Why no big direct effects? Cos if you’re studying a phenomenon that’s tiny, or that is so variable that any main effects will be swamped by interactions, with the interaction changing in each scenario where it’s studied, then better statistics and preregistered replications will just reveal what we already know, which is that existing experimental results say almost nothing about the size, direction, and structure of these effects.
I’m thinking here of various papers we’ve discussed here over the years, examples such as the studies of political moderation and shades of gray, or power pose, or fat arms and political attitudes, or ovulation and vote preference, or ovulation and clothing, or beauty and sex ratios, or elderly-related words and walking speed, or subliminal smiley faces and attitudes toward immigration, or ESP in college students, or baseball players with K in their names being more likely to strike out, or brain scans and political orientation, or the Bible Code, or . . .
Let me put it another way. Lots of the studies that we criticize don’t just have conceptual problems, they have very specific statistical errors—for example, the miscalculated test statistics in Amy Cuddy’s papers, where p-values got shifted below the .05 threshold—and they disappear under attempted replications. But this doesn’t mean that, if these researchers did better statistics or if they routinely replicated, that they’d be getting stronger conclusions. Rather, they’d just have to give up their lines of research, or think much harder about what they’re studying and what they’re measuring.
It could be, however, that improved statistical analysis and preregistered replications could have a positive indirect effect on such work: If these researchers knew ahead of time that their data would be analyzed correctly, and that outside teams would be preparing replications, they might be less willing to stake their reputations on shaky findings.
Think about Marc Hauser: had he been expected ahead of time to make all his monkey videotapes available for the world to see, he would’ve had much less motivation to code them the way they did.

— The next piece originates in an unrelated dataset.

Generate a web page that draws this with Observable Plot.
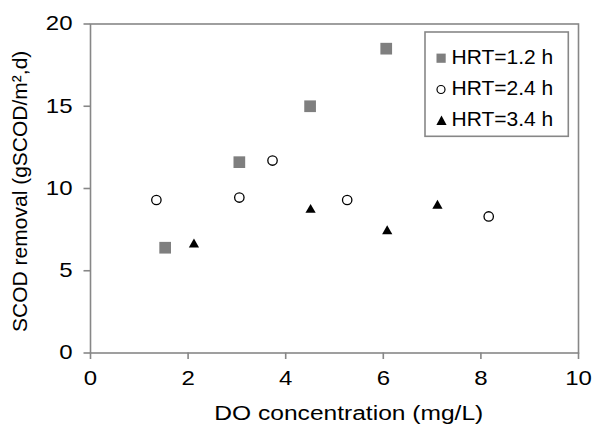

So, yes, I think the prospect of reanalysis of existing data, and replication of studies, concentrates the mind wonderfully.
But . . . all the analysis and replication in the world won’t save you, if what you’re studying just isn’t there, or if any effects are swamped by variation.
That’s why, in my long blog conversations with the ovulation-and-clothing researchers, I never suggested they do a preregistered replication. If they or anyone else wants to do such a replication, fine—so far, I know of two such replications, neither of which found the pattern claimed in the original study but each of which reported a statistically significance comparison on something new, i.e., par for the course—but it’s not something I’d recommend because then I’d be recommending they waste their time. It the same reason I didn’t recommend that the beauty-and-sex-ratio guy gather more samples of size 3000. When your power is 6%, or 5.1%, or 5.01%, or whatever, to gather more data and look for statistical significance is at best a waste of time, at worst a way to confuse yourself with noise.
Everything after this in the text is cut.